Sliders and Adjusting Fill States
Feb 28, 2024
By
Josh Watson
Help! In this activity I want the audience to slide the, well, sliders as responses to "fill" the coffee cup on the right (hidden shape with various states). I'm able to get the sliders to fill in single increments independently and collectively fill the shape. However if I pull back on the slider (example: move the first one from 4-5 to 0-1) then it continues to fill. What I need it to do is adjust the states based on the amounts--so slide to a lower level and it subtracts from the fill state while still being able to fill if slid forward again.
Hope that makes sense! All help greatly appreciated.
9 Replies
My response to this post might give you guidance: Get multiple sliders to interact with each other / Triggers running in succession - Articulate Storyline Discussions - E-Learning Heroes
Thank you, Judy! I did see your reply there in my search and it definitely helped a bit, but I’m still struggling with how to translate the concept to a full state. Maybe I’m overthinking it, but the toggling didn’t seem to allow for fill state changes by increments
Let me try to clarify.
Moving any of your sliders should toggle a T/F variable.
The triggers that change your coffee cup to the appropriate state would run whenever that toggling variable changes.
In other words, the value of the T/F variable doesn't matter. It just lets the program know that a slider moved, which means the state of the cup has to be changed based on the new set of slider values.
If you did it like my example, you would use multiple triggers for changing the state of the cup: one for each possible combination of slider values. (In my demo, the triggers were showing different layers. But the same idea works for showing different states.)
Change the state of [the cup] to [this state]
When the [Toggle variable] changes
If [classes variable] = [this value]
and [hours variable] = [this value]
and [responsibility variable] = [this value]
Obviously, you need to plan in advance how each combination will "fill" the cup. Refer to that when you're working on the triggers. Having meaningful names for objects, states, and variables will help.
Alternately, you could this:
That is very helpful. Thank you! I will try this tonight.
FYI: You replied while I was updating my previous comment with an alternate programming strategy. So it's a bit different than before -- with an easier method that might work for you. 😄
I vote for the alternate method, and here’s a tip that Judy and I both use to create fewer triggers. Place all the triggers she listed on a layer, and set their “When” clause to “When timeline starts on this layer”. put nothing on the layer, set it NOT to hide other layers, set its timeline to .1 sec, and set it to hide itself when its timeline ends. That way, every time you show it, it runs the triggers and shuts down.

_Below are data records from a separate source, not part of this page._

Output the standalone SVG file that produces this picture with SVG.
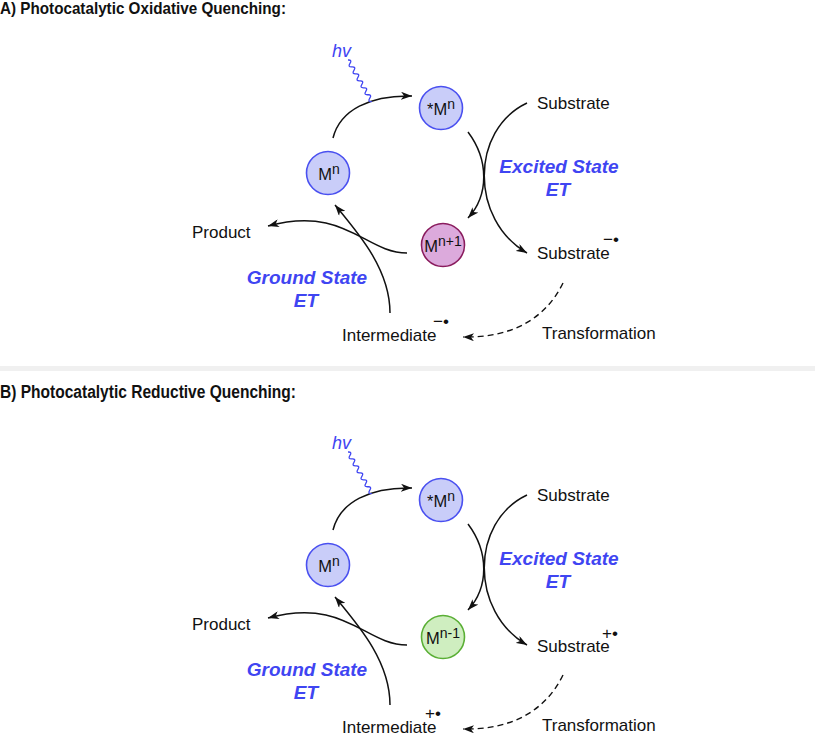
<svg xmlns="http://www.w3.org/2000/svg" width="815" height="735" viewBox="0 0 815 735">
<style>
.t{font-family:"Liberation Sans",Arial,sans-serif;font-size:17px;fill:#111}
.title{font-family:"Liberation Sans",Arial,sans-serif;font-size:16.5px;font-weight:bold;fill:#111}
.titleb{font-family:"Liberation Sans",Arial,sans-serif;font-size:17.5px;font-weight:bold;fill:#111}
.et{font-family:"Liberation Sans",Arial,sans-serif;font-size:19px;font-weight:bold;font-style:italic;fill:#3f45f2;text-anchor:middle}
.hv{font-family:"Liberation Sans",Arial,sans-serif;font-size:18px;font-style:italic;fill:#3f45f2}
.lab{font-family:"Liberation Sans",Arial,sans-serif;font-size:16.5px;fill:#111;text-anchor:middle}
.sup{font-size:14px}
.cb{fill:#c9cdf9;stroke:#4a50f0;stroke-width:1.6}
.cp{fill:#dcaadc;stroke:#8a1c5e;stroke-width:1.6}
.cg{fill:#cfeec0;stroke:#5aaf35;stroke-width:1.6}
.a{fill:none;stroke:#111;stroke-width:1.5;marker-end:url(#ah)}
.d{fill:none;stroke:#111;stroke-width:1.4;stroke-dasharray:6 4;marker-end:url(#ah)}
.w{fill:none;stroke:#3f45f2;stroke-width:1.3}
</style>
<defs>
<marker id="ah" markerUnits="userSpaceOnUse" markerWidth="12" markerHeight="8" refX="11" refY="4" orient="auto" viewBox="0 0 12 8">
<path d="M0,0 L11,4 L0,8 L3,4 z" fill="#111"/>
</marker>
</defs>
<rect x="0" y="366" width="815" height="5" fill="#f0f0f0"/>

<g id="sectionA">
<text class="title" x="0" y="14" textLength="286" lengthAdjust="spacingAndGlyphs">A) Photocatalytic Oxidative Quenching:</text>
<g id="connectorsA">
<path class="a" d="M333,138 C340,110 370,95 412,96"/>
<path class="w" transform="translate(348,60) rotate(60.3)" d="M0,0 q2,-4 4,0 t4,0 t4,0 t4,0 t4,0 t4,0 t4,0 t4,0 t4,0 t4,0 t4,0 t4,0"/>
<path class="a" d="M468,132 C489,160 489,195 468,218"/>
<path class="a" d="M527,103 C470,130 470,220 527,253"/>
<path class="d" d="M563,283 C545,320 510,338 463,337"/>
<path class="a" d="M390,313 C390,270 360,235 335,205"/>
<path class="a" d="M407,253 C365,253 345,205 268,226"/>
</g>
<g id="hvA"><text class="hv" x="332" y="57">hv</text></g>
<g id="MnA"><circle class="cb" cx="328" cy="173" r="21.5"/><text class="lab" x="329" y="180">M<tspan class="sup" dy="-6">n</tspan></text></g>
<g id="MnStarA"><circle class="cb" cx="441" cy="108" r="21.5"/><text class="lab" x="441" y="115">*M<tspan class="sup" dy="-6">n</tspan></text></g>
<g id="Mnp1A"><circle class="cp" cx="443" cy="245" r="21.5"/><text class="lab" x="443" y="252">M<tspan class="sup" dy="-6">n+1</tspan></text></g>
<g id="SubstrateA"><text class="t" x="537" y="109">Substrate</text></g>
<g id="SubstrateRadA"><text class="t" x="537" y="259">Substrate</text><text class="t" x="603" y="245">−•</text></g>
<g id="TransformationA"><text class="t" x="542" y="339">Transformation</text></g>
<g id="IntermediateA"><text class="t" x="342" y="341">Intermediate</text><text class="t" x="433" y="327">−•</text></g>
<g id="ProductA"><text class="t" x="192" y="238">Product</text></g>
<g id="ExcitedA"><text class="et" x="559" y="173">Excited State</text><text class="et" x="558" y="196">ET</text></g>
<g id="GroundA"><text class="et" x="307" y="284">Ground State</text><text class="et" x="306" y="307">ET</text></g>
</g>

<g id="sectionB">
<text class="titleb" x="0" y="398" textLength="296" lengthAdjust="spacingAndGlyphs">B) Photocatalytic Reductive Quenching:</text>
<g transform="translate(0,392)">
<g id="connectorsB">
<path class="a" d="M333,138 C340,110 370,95 412,96"/>
<path class="w" transform="translate(348,60) rotate(60.3)" d="M0,0 q2,-4 4,0 t4,0 t4,0 t4,0 t4,0 t4,0 t4,0 t4,0 t4,0 t4,0 t4,0 t4,0"/>
<path class="a" d="M468,132 C489,160 489,195 468,218"/>
<path class="a" d="M527,103 C470,130 470,220 527,253"/>
<path class="d" d="M563,283 C545,320 510,338 463,337"/>
<path class="a" d="M390,313 C390,270 360,235 335,205"/>
<path class="a" d="M407,253 C365,253 345,205 268,226"/>
</g>
<g id="hvB"><text class="hv" x="332" y="57">hv</text></g>
<g id="MnB"><circle class="cb" cx="328" cy="173" r="21.5"/><text class="lab" x="329" y="180">M<tspan class="sup" dy="-6">n</tspan></text></g>
<g id="MnStarB"><circle class="cb" cx="441" cy="108" r="21.5"/><text class="lab" x="441" y="115">*M<tspan class="sup" dy="-6">n</tspan></text></g>
<g id="Mnm1B"><circle class="cg" cx="443" cy="245" r="21.5"/><text class="lab" x="443" y="252">M<tspan class="sup" dy="-6">n-1</tspan></text></g>
<g id="SubstrateB"><text class="t" x="537" y="109">Substrate</text></g>
<g id="SubstrateRadB"><text class="t" x="537" y="260">Substrate</text><text class="t" x="602" y="247">+•</text></g>
<g id="TransformationB"><text class="t" x="542" y="339">Transformation</text></g>
<g id="IntermediateB"><text class="t" x="342" y="341">Intermediate</text><text class="t" x="425" y="327">+•</text></g>
<g id="ProductB"><text class="t" x="192" y="238">Product</text></g>
<g id="ExcitedB"><text class="et" x="559" y="173">Excited State</text><text class="et" x="558" y="196">ET</text></g>
<g id="GroundB"><text class="et" x="307" y="284">Ground State</text><text class="et" x="306" y="307">ET</text></g>
</g>
</g>
</svg>
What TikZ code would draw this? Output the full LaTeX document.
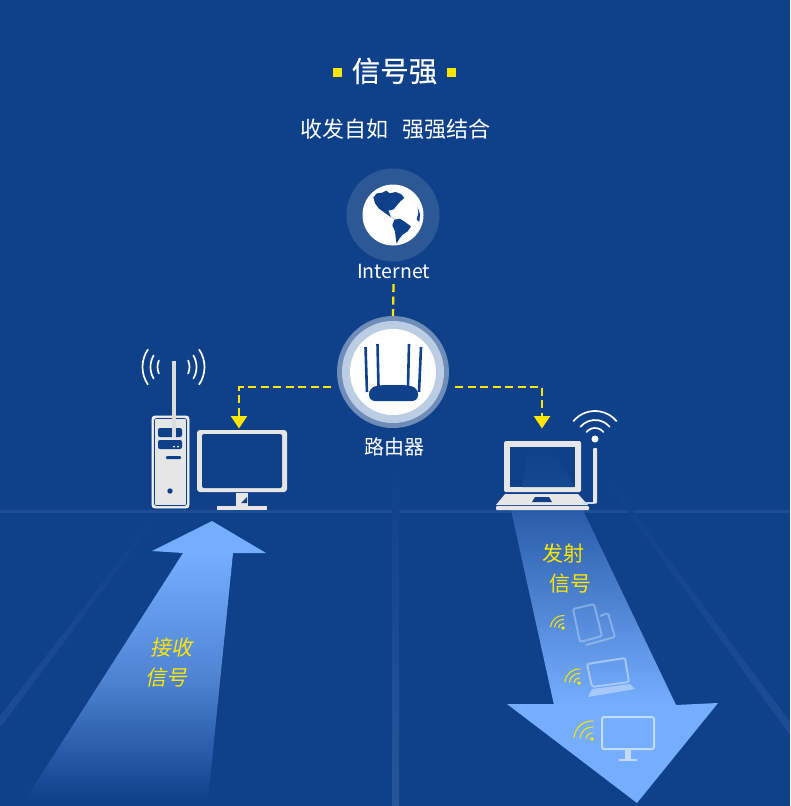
\documentclass[tikz,border=0pt]{standalone}
\usepackage{fontspec}
\setmainfont{Noto Sans CJK SC}
\newfontfamily\titlefont[FakeBold=0.6]{Noto Sans CJK SC}
\usetikzlibrary{arrows.meta,positioning,calc}
\definecolor{bgblue}{HTML}{0F418B}
\definecolor{faintblue}{HTML}{1D4E94}
\definecolor{halo}{HTML}{2C5896}
\definecolor{ringout}{HTML}{6F8DB8}
\definecolor{ringin}{HTML}{BBCDE3}
\definecolor{beam}{HTML}{76AEFF}
\definecolor{devgray}{HTML}{E6E6E6}
\definecolor{sigyellow}{HTML}{FFE600}
\definecolor{ghost}{HTML}{C4DCFA}
\tikzset{
  linkline/.style={draw=sigyellow,line width=2.3pt,dash pattern=on 8pt off 4.5pt},
  linkarrow/.style={linkline,-{Triangle[length=12.5pt,width=16pt]}},
  wave/.style={draw=white,line width=1.7pt,line cap=round},
  smallwave/.style={draw=sigyellow,line width=1pt,line cap=round},
  ghostline/.style={draw=ghost,line width=2pt,rounded corners=2pt,line join=round},
  label/.style={text=white,inner sep=0pt},
  siglabel/.style={text=sigyellow,inner sep=0pt,font=\fontsize{21}{21}\selectfont}
}
\begin{document}
\begin{tikzpicture}[x=1pt,y=-1pt]
\useasboundingbox (0,0) rectangle (790,806);
\fill[bgblue] (0,0) rectangle (790,806);
% floor lines
\fill[faintblue] (0,510) rectangle (790,513);
\shade[top color=bgblue,bottom color=faintblue!96!white] (392,465) rectangle (399,806);
\shade[top color=bgblue,bottom color=faintblue] (155,514)--(160,514)--(2,725)--(0,725)--(0,716)--cycle;
\shade[top color=bgblue,bottom color=faintblue] (596,468)--(601,468)--(790,722)--(790,735)--cycle;
% arrows
\shade[top color=beam,bottom color=bgblue,middle color=beam!62!bgblue] (233,553)--(208,800)--(25,800)--(183,553)--cycle;
\fill[beam] (212,521)--(266,553)--(233,553)--(183,553)--(152,551)--cycle;
\shade[top color=bgblue!75!beam,bottom color=beam] (511,510)--(583,510)--(676,705)--(554,705)--cycle;
\fill[beam] (507,704)--(554,704)--(676,705)--(718,703)--(637,803)--cycle;
% title
\node[label,font=\fontsize{28.5}{28.5}\titlefont] (title) at (394.5,71) {信号强};
\fill[sigyellow] (333,68) rectangle (342,77);
\fill[sigyellow] (447,68) rectangle (456,77);
\node[label,font=\fontsize{22}{22}\selectfont] (sub) at (395.5,129) {收发自如\hspace{14pt}强强结合};
% globe
\node[circle,fill=halo,minimum size=93pt,inner sep=0pt] (halo) at (393,215) {};
\node[circle,fill=white,minimum size=61pt,inner sep=0pt] (globe) at (393,215) {};
\begin{scope}[shift={(355,178)},scale=1/3]
\fill[bgblue] (55,58)--(66,46)--(82,44)--(94,38)--(104,46)--(122,42)--(138,48)--(148,60)--(136,70)--(124,84)--(116,94)--(108,96)--(100,98)--(108,116)--(120,124)--(100,112)--(86,102)--(72,92)--(60,76)--cycle;
\fill[bgblue] (118,125)--(135,122)--(150,132)--(168,145)--(158,160)--(143,170)--(133,182)--(125,197)--(122,178)--(120,160)--(112,142)--cycle;
\fill[bgblue] (188,88)--(195,108)--(193,132)--(185,125)--(190,105)--cycle;
\end{scope}
\node[label,minimum height=26pt,font=\fontsize{19.5}{19.5}\selectfont] (inet) at (393.5,271) {Internet};
% router
\node[circle,fill=ringout,minimum size=112pt,inner sep=0pt] (router) at (393,372) {};
\node[circle,fill=ringin,minimum size=102pt,inner sep=0pt] (ringb) at (393,372) {};
\node[circle,fill=white,minimum size=86pt,inner sep=0pt] (ringc) at (393,372) {};
\foreach \xa/\ya/\xb/\yb in {365.5/347/367/392,377.5/344/378.5/387,409/344/408/387,421/347/419/392}{\draw[bgblue,line width=2.6pt] (\xa,\ya)--(\xb,\yb);}
\fill[bgblue,rounded corners=6pt] (369,388)--(380,385)--(407,385)--(418,388)--(418,401)--(369,401)--cycle;
\node[label,font=\fontsize{20}{20}\selectfont] (rname) at (394,447) {路由器};
% server
\fill[devgray,draw=white,line width=0.8pt,rounded corners=3pt] (152,416) rectangle (189,508);
\draw[bgblue,line width=0.6pt,rounded corners=2pt] (154.5,418.5) rectangle (186.5,505.5);
\fill[devgray] (157,420) rectangle (184,503);
\fill[bgblue,rounded corners=2pt] (158,428) rectangle (182,437);
\fill[bgblue,rounded corners=2pt] (158,440) rectangle (182,449);
\foreach \xa in {174,178}{\fill[white] (\xa,446.5) circle (1pt);}
\fill[bgblue,rounded corners=1pt] (166,456) rectangle (181,459);
\fill[bgblue] (170,491) circle (2.7pt);
\fill[devgray!90!gray] (171.5,361) rectangle (175.5,438);
\foreach \r/\a in {16/24,23/30,31/34}{
  \draw[wave] (173.5,367)+(180-\a:\r) arc[start angle=180-\a,end angle=180+\a,radius=\r];
  \draw[wave] (173.5,367)+(-\a:\r) arc[start angle=-\a,end angle=\a,radius=\r];
}
% pc
\node[fill=devgray,rounded corners=3pt,minimum width=90pt,minimum height=62pt,inner sep=0pt] (pc) at (242,461) {};
\fill[bgblue,rounded corners=2pt] (202,434) rectangle (282,488);
\fill[devgray] (236,493) rectangle (248,506);
\fill[bgblue] (241,503)--(247,497)--(247,503)--cycle;
\fill[devgray] (217,506) rectangle (267,510);
% laptop
\node[fill=devgray,rounded corners=1.5pt,minimum width=77pt,minimum height=51pt,inner sep=0pt] (lid) at (542.5,466.5) {};
\fill[bgblue] (510,447) rectangle (575,487);
\shade[top color=bgblue,bottom color=bgblue!93!beam] (528,450)--(552,450)--(575,487)--(522,487)--cycle;
\fill[devgray] (505,494)--(578,494)--(588,505)--(496,505)--cycle;
\fill[bgblue] (535,497)--(549,497)--(552,502)--(532,502)--cycle;
\fill[devgray,rounded corners=1pt] (496,506) rectangle (589,510);
\fill[ghost] (583,501.5) rectangle (594,503.5);
\fill[devgray,rounded corners=1pt] (593,448) rectangle (597,503.5);
\fill[white] (595,439) circle (3.5pt);
\foreach \r in {11,19,28}{\draw[wave] (595,439)+(-140:\r) arc[start angle=-140,end angle=-40,radius=\r];}
% links
\coordinate (inl) at (331,387);
\coordinate (inr) at (455,387);
\coordinate (pcin) at (239,428.5);
\coordinate (lapin) at (542,428.5);
\draw[linkline] (inet.south)--(router.north);
\draw[linkarrow] (inl)-|(pcin);
\draw[linkarrow] (inr)-|(lapin);
% signal labels
\node[siglabel] (tx) at (563,554) {发射};
\node[siglabel] (txb) at (570,584) {信号};
\node[siglabel,xslant=0.2] (rx) at (173,648) {接收};
\node[siglabel,xslant=0.2] (rxb) at (168,678) {信号};
% devices in the beam
\draw[ghostline,draw opacity=0.45] (573,609)--(594,604)--(602,636)--(580,642)--cycle;
\draw[ghostline,draw opacity=0.45] (600,616)--(608,613)--(615,637)--(586,645);
\draw[ghostline,draw opacity=0.65] (587,664)--(625,658)--(629,682)--(592,687)--cycle;
\fill[ghost,opacity=0.65] (592,689)--(630,684)--(635,689)--(588,697)--cycle;
\draw[ghostline] (602,717) rectangle (654,749);
\fill[ghost] (625,749) rectangle (631,759);
\fill[ghost] (619,759) rectangle (637,761);
\foreach \xa/\ya/\ra/\rb/\rc in {563/628/4.5/8.5/12.5,579/683/5/9.5/14,592/739/6/12/18}{
  \fill[sigyellow] (\xa,\ya) circle (1.8pt);
  \foreach \r in {\ra,\rb,\rc}{\draw[smallwave] (\xa,\ya)+(-175:\r) arc[start angle=-175,end angle=-85,radius=\r];}
}
\end{tikzpicture}
\end{document}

On the base slide, show the layer when [classes] changes, when [hours] changes, and when [responsibilities] changes.
As usual, Walt's advice is golden. 🏆
Yes, the alternate method is better for the how-much-coffee situation.
And, yes, using an invisible layer is a great idea. (I even posted about their power: https://community.articulate.com/discussions/articulate-storyline/tip-the-incredible-power-of-invisible-layers).
Thank you both for your time and patience here. Judy: Could you clarify a bit more about this build process? If you can't tell yet, I'm extremely green and learning as I go. I've done a number of searches this morning and I'm having a hard time visualizing this set up.
The alternate method assumes that the sum of your slider values directly relates to the height of the fill in the cup (shown in different states).
The attached file demonstrates the programming, based on my understanding of what you want to do.
A final trigger closes the layer when the layer's timeline ends. (The timeline is very short.)
The demo slide includes text boxes that show the value of each variable. You wouldn't need (or probably even want) to show those to the users. However, it helps with troubleshooting to see variable values, so you can check whether they change as expected.
If the user doesn't need to see variable references, I recommend hiding them or moving them off the slide before publishing. That keeps them available for future troubleshooting.